Officials in the foundation community and international organizations have planted more seeds in the past several years in hopes of attracting more international immigration to Pittsburgh, without much tangible result. The lack of legal immigration, stalled also by security concerns and the economic slowdown after the Sept. 11, 2001, attacks, likely reflects something similar about illegal immigration.

"The jobs aren't leaping out here, not even for undocumented workers," said Doug Root, spokesman for the Heinz Endowments, which has helped fund the Hispanic Center and other organizations. "It's difficult enough for people in our own community to find decent work, and I'm sure it would be even harder for someone who doesn't want to be found, unless they're working for just terrible wages."

Pros and cons

Even with substandard working conditions, the jobs may be preferable to the life the illegal immigrants left behind, especially considering exorbitant sums that some paid to receive help crossing the Mexican border.

"It is worth the risk for them," Vanderneck said of the possibility of arrest and deportation.

Ricardo Gonzalez, who entered the United States from Mexico in 1996 by temporary visa and invitation from a software company, said the three-year time limit on legal stays offered by the Bush proposal would deter many illegal workers from changing their status.

"I know many people who came here illegally and have been here for many years," he said. "They don't want to go back.

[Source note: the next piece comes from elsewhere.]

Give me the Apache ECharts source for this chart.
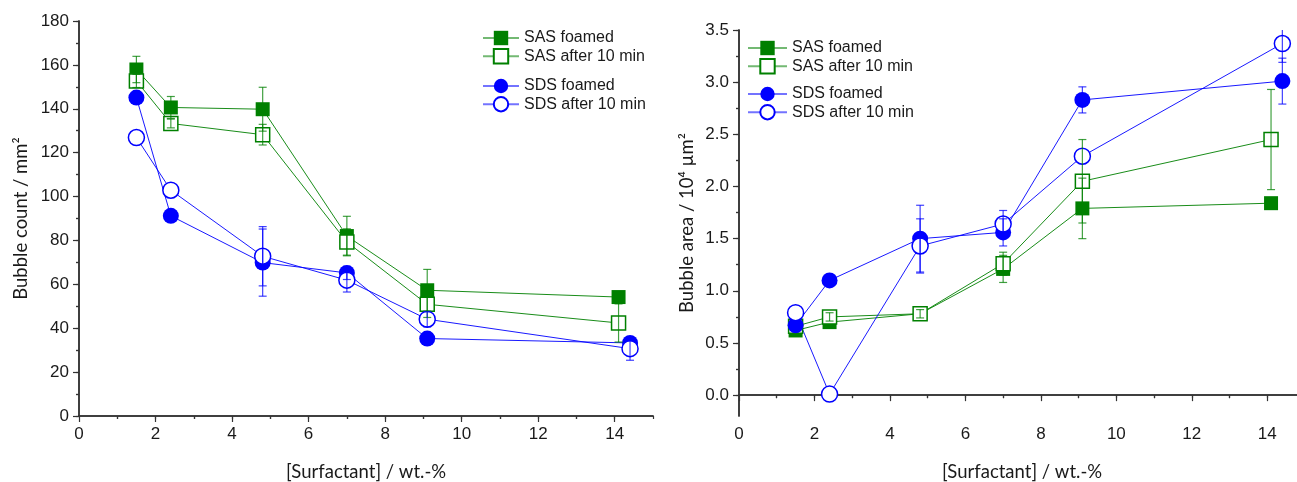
<!DOCTYPE html>
<html>
<head>
<meta charset="utf-8">
<script src="https://cdn.jsdelivr.net/npm/echarts@6/dist/echarts.min.js"></script>
<style>
html,body{margin:0;padding:0;background:#fff;}
#chart{width:1297px;height:482px;}
</style>
</head>
<body>
<div id="chart"></div>
<script>
// ---------- DATA ----------
const concSAS = [1.5, 2.4, 4.8, 7.0, 9.1, 14.1];
const concSDS = [1.5, 2.4, 4.8, 7.0, 9.1, 14.4];

// Left: bubble count / mm^2
const countSASFoamed    = [157.9, 140.6, 139.8, 82.0, 57.3, 54.2];
const countSASFoamedErr = [6, 5, 10, 9, 9.5, 0];
const countSAS10        = [152.7, 133.3, 128.2, 79.3, 50.9, 42.4];
const countSAS10Err     = [3, 2, 4.7, 6, 6, 8.7];
const countSDSFoamed    = [145.1, 91.2, 69.9, 65.2, 35.3, 33.3];
const countSDSFoamedErr = [0, 0, 15.3, 3, 0, 0];
const countSDS10        = [126.9, 102.9, 72.8, 61.9, 44.1, 30.7];
const countSDS10Err     = [0, 0, 13.5, 5.4, 3.4, 5.3];

// Right: bubble area / 10^4 um^2
const areaSASFoamed    = [0.62, 0.70, 0.78, 1.21, 1.79, 1.84];
const areaSASFoamedErr = [0, 0, 0, 0.13, 0.29, 0];
const areaSAS10        = [0.66, 0.75, 0.78, 1.26, 2.05, 2.45];
const areaSAS10Err     = [0, 0.04, 0.04, 0.11, 0.40, 0.48];
const areaSDSFoamed    = [0.67, 1.10, 1.50, 1.56, 2.83, 3.01];
const areaSDSFoamedErr = [0, 0, 0.32, 0.13, 0.125, 0.22];
const areaSDS10        = [0.79, 0.01, 1.43, 1.64, 2.29, 3.37];
const areaSDS10Err     = [0, 0, 0.26, 0.13, 0, 0.18];

const xLabelTicks = [0, 2, 4, 6, 8, 10, 12, 14];
const xMinorTicks = [1, 3, 5, 7, 9, 11, 13, 15];
const countLabelTicks = [0, 20, 40, 60, 80, 100, 120, 140, 160, 180];
const countMinorTicks = [10, 30, 50, 70, 90, 110, 130, 150, 170];
const areaLabelTicks = [0, 0.5, 1.0, 1.5, 2.0, 2.5, 3.0, 3.5];
const areaMinorTicks = [0.25, 0.75, 1.25, 1.75, 2.25, 2.75, 3.25];

// ---------- STYLE ----------
const GREEN = '#008000';
const BLUE = '#0000ff';
const AXIS = '#333333';
const TICKFONT = 'Liberation Sans';
const TITLEFONT = 'Lato';

const zip = (xs, ys) => xs.map((x, i) => [x, ys[i]]);
const zip3 = (xs, ys, es) => xs.map((x, i) => [x, ys[i], es[i]]);

function lineSeries(name, xs, ys, symbol, filled, color, size, ai) {
  return {
    type: 'line', name, data: zip(xs, ys),
    xAxisIndex: ai, yAxisIndex: ai,
    symbol, symbolSize: size,
    showAllSymbol: true,
    lineStyle: { color, width: 1, opacity: 0.9 },
    itemStyle: filled ? { color, borderColor: color, borderWidth: 0 }
                      : { color: '#ffffff', borderColor: color, borderWidth: 1.5 },
    emphasis: { disabled: true },
    z: 3, animation: false
  };
}

function errSeries(xs, ys, es, color, ai) {
  return {
    type: 'custom', xAxisIndex: ai, yAxisIndex: ai,
    data: zip3(xs, ys, es), clip: true, z: 4, silent: true, animation: false,
    renderItem: function (params, api) {
      const x = api.value(0), y = api.value(1), e = api.value(2);
      if (!e) return { type: 'group', children: [] };
      const top = api.coord([x, y + e]);
      const bot = api.coord([x, y - e]);
      const cw = 4;
      const st = { stroke: color, lineWidth: 1.2, opacity: 0.75 };
      return {
        type: 'group', children: [
          { type: 'line', shape: { x1: top[0], y1: top[1], x2: bot[0], y2: bot[1] }, style: st },
          { type: 'line', shape: { x1: top[0] - cw, y1: top[1], x2: top[0] + cw, y2: top[1] }, style: st },
          { type: 'line', shape: { x1: bot[0] - cw, y1: bot[1], x2: bot[0] + cw, y2: bot[1] }, style: st }
        ]
      };
    }
  };
}

function xAxes(grid, title) {
  const base = { type: 'value', gridIndex: grid, min: 0, max: 15, splitLine: { show: false } };
  return [
    Object.assign({}, base, {
      position: 'bottom',
      axisLine: { show: true, lineStyle: { color: AXIS, width: 1.5 } },
      axisTick: { show: true, inside: false, length: 6, customValues: xLabelTicks, lineStyle: { color: AXIS, width: 1.2 } },
      axisLabel: { show: true, customValues: xLabelTicks, margin: 10, fontFamily: TICKFONT, fontSize: 17, color: '#1a1a1a' },
      name: title, nameLocation: 'middle', nameGap: 47,
      nameTextStyle: { fontFamily: TITLEFONT, fontSize: 18.5, color: '#1a1a1a' }
    }),
    Object.assign({}, base, {
      position: 'bottom',
      axisLine: { show: false },
      axisTick: { show: true, inside: false, length: 3, customValues: xMinorTicks, lineStyle: { color: AXIS, width: 1.2 } },
      axisLabel: { show: false }
    }),
    Object.assign({}, base, {
      position: 'top',
      axisLine: { show: true, lineStyle: { color: AXIS, width: 1.5 } },
      axisTick: { show: true, inside: true, length: 3, customValues: [1,2,3,4,5,6,7,8,9,10,11,12,13,14], lineStyle: { color: AXIS, width: 1.2 } },
      axisLabel: { show: false }
    })
  ];
}

function yAxes(grid, min, max, labels, minors, allTicks, fmt, title, gap) {
  const base = { type: 'value', gridIndex: grid, min, max, splitLine: { show: false } };
  return [
    Object.assign({}, base, {
      position: 'left',
      axisLine: { show: true, lineStyle: { color: AXIS, width: 1.5 } },
      axisTick: { show: true, inside: false, length: 6, customValues: labels, lineStyle: { color: AXIS, width: 1.2 } },
      axisLabel: { show: true, customValues: labels, margin: 10, formatter: fmt, fontFamily: TICKFONT, fontSize: 17, color: '#1a1a1a' },
      name: title, nameLocation: 'middle', nameGap: gap, nameRotate: 90,
      nameTextStyle: { fontFamily: TITLEFONT, fontSize: 18.5, color: '#1a1a1a' }
    }),
    Object.assign({}, base, {
      position: 'left',
      axisLine: { show: false },
      axisTick: { show: true, inside: false, length: 3, customValues: minors, lineStyle: { color: AXIS, width: 1.2 } },
      axisLabel: { show: false }
    }),
    Object.assign({}, base, {
      position: 'right',
      axisLine: { show: true, lineStyle: { color: AXIS, width: 1.5 } },
      axisTick: { show: true, inside: true, length: 3, customValues: allTicks, lineStyle: { color: AXIS, width: 1.2 } },
      axisLabel: { show: false }
    })
  ];
}

function legend(names, left, top, iw) {
  return {
    data: names, orient: 'vertical', left, top, padding: 0,
    itemWidth: iw, itemHeight: 18, itemGap: 2,
    selectedMode: false,
    lineStyle: { opacity: 0.55 },
    textStyle: { fontFamily: TICKFONT, fontSize: 16, color: '#1a1a1a' }
  };
}

const countAllTicks = countMinorTicks.concat(countLabelTicks).sort((a, b) => a - b);
const areaAllTicks = areaMinorTicks.concat(areaLabelTicks).sort((a, b) => a - b);

const option = {
  backgroundColor: '#ffffff',
  animation: false,
  grid: [
    { left: 79, top: 21, right: 644, bottom: 66, outerBoundsMode: 'none', containLabel: false },
    { left: 739, top: 30, right: -8, bottom: 66, outerBoundsMode: 'none', containLabel: false }
  ],
  legend: [
    legend(['SAS foamed', 'SAS after 10 min'], 482, 30, 36),
    legend(['SDS foamed', 'SDS after 10 min'], 482, 78, 36),
    legend(['SAS foamed', 'SAS after 10 min'], 747, 40, 39),
    legend(['SDS foamed', 'SDS after 10 min'], 747, 86, 39)
  ],
  xAxis: xAxes(0, '[Surfactant] / wt.-%').concat(xAxes(1, '[Surfactant] / wt.-%')),
  yAxis: yAxes(0, 0, 180, countLabelTicks, countMinorTicks, countAllTicks, v => String(v), 'Bubble count / mm²', 48)
    .concat(yAxes(1, -0.2, 3.5, areaLabelTicks, areaMinorTicks, areaAllTicks, v => v.toFixed(1), 'Bubble area / 10⁴ µm²', 42)),
  series: [
    // left chart (axis index 0)
    errSeries(concSAS, countSASFoamed, countSASFoamedErr, GREEN, 0),
    errSeries(concSAS, countSAS10, countSAS10Err, GREEN, 0),
    errSeries(concSDS, countSDSFoamed, countSDSFoamedErr, BLUE, 0),
    errSeries(concSDS, countSDS10, countSDS10Err, BLUE, 0),
    lineSeries('SAS foamed', concSAS, countSASFoamed, 'rect', true, GREEN, 14, 0),
    lineSeries('SAS after 10 min', concSAS, countSAS10, 'rect', false, GREEN, 14, 0),
    lineSeries('SDS foamed', concSDS, countSDSFoamed, 'circle', true, BLUE, 16, 0),
    lineSeries('SDS after 10 min', concSDS, countSDS10, 'circle', false, BLUE, 16, 0),
    // right chart (axis index 3)
    errSeries(concSAS, areaSASFoamed, areaSASFoamedErr, GREEN, 3),
    errSeries(concSAS, areaSAS10, areaSAS10Err, GREEN, 3),
    errSeries(concSDS, areaSDSFoamed, areaSDSFoamedErr, BLUE, 3),
    errSeries(concSDS, areaSDS10, areaSDS10Err, BLUE, 3),
    lineSeries('SAS foamed', concSAS, areaSASFoamed, 'rect', true, GREEN, 14, 3),
    lineSeries('SAS after 10 min', concSAS, areaSAS10, 'rect', false, GREEN, 14, 3),
    lineSeries('SDS foamed', concSDS, areaSDSFoamed, 'circle', true, BLUE, 16, 3),
    lineSeries('SDS after 10 min', concSDS, areaSDS10, 'circle', false, BLUE, 16, 3)
  ]
};

const chart = echarts.init(document.getElementById('chart'), null, { renderer: 'canvas' });
chart.setOption(option);
</script>
</body>
</html>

They have invested so much time and effort into getting here."

Just as immigrants are divided on the Bush proposal, labor officials disagree about whether there is a place for new low-wage workers in the local economy.

Rick Stanizzo, the business manager of the Building and Construction Trades Council of Greater Pittsburgh, said local laborers had struggled to find work in the current economy and didn't want more competition from immigrants.

"We're losing jobs every day in this country, and all it's going to do for workers is lower wages," he said.

Service Employees International Union spokesman Tom Hoffman said the need for more workers in custodial positions, however, could be addressed by qualifying illegal immigrants as workers. The union also represents employees in the health care industry, which has experienced shortages.

While the union supports Bush's proposal, Hoffman said the government should offer the workers more of a future. "There is no road to citizenship, and that is a major concern," he said.

Currently, if workers without proper papers are discovered by authorities, there is little their employers can do to help them remain in the country.

When someone locally is processed for deportation, word quickly spreads and fears are raised, said Francisco Carballido, president of the community council of the Hispanic Catholic Community of St. Regis Parish, which includes St. Hyacinth.

They're typically sent to the Allegheny County Jail, and then to a detention facility in York, and then are flown to the border.

"And in two weeks or a month, they come back," Carballido said. "It is very common."

Maria Reyes has never been won over by politicians' pronouncements, and just wants a place where she and her family can live securely.

"We are not bad people," she said. "We just do the really hard jobs that Americans don't want to do."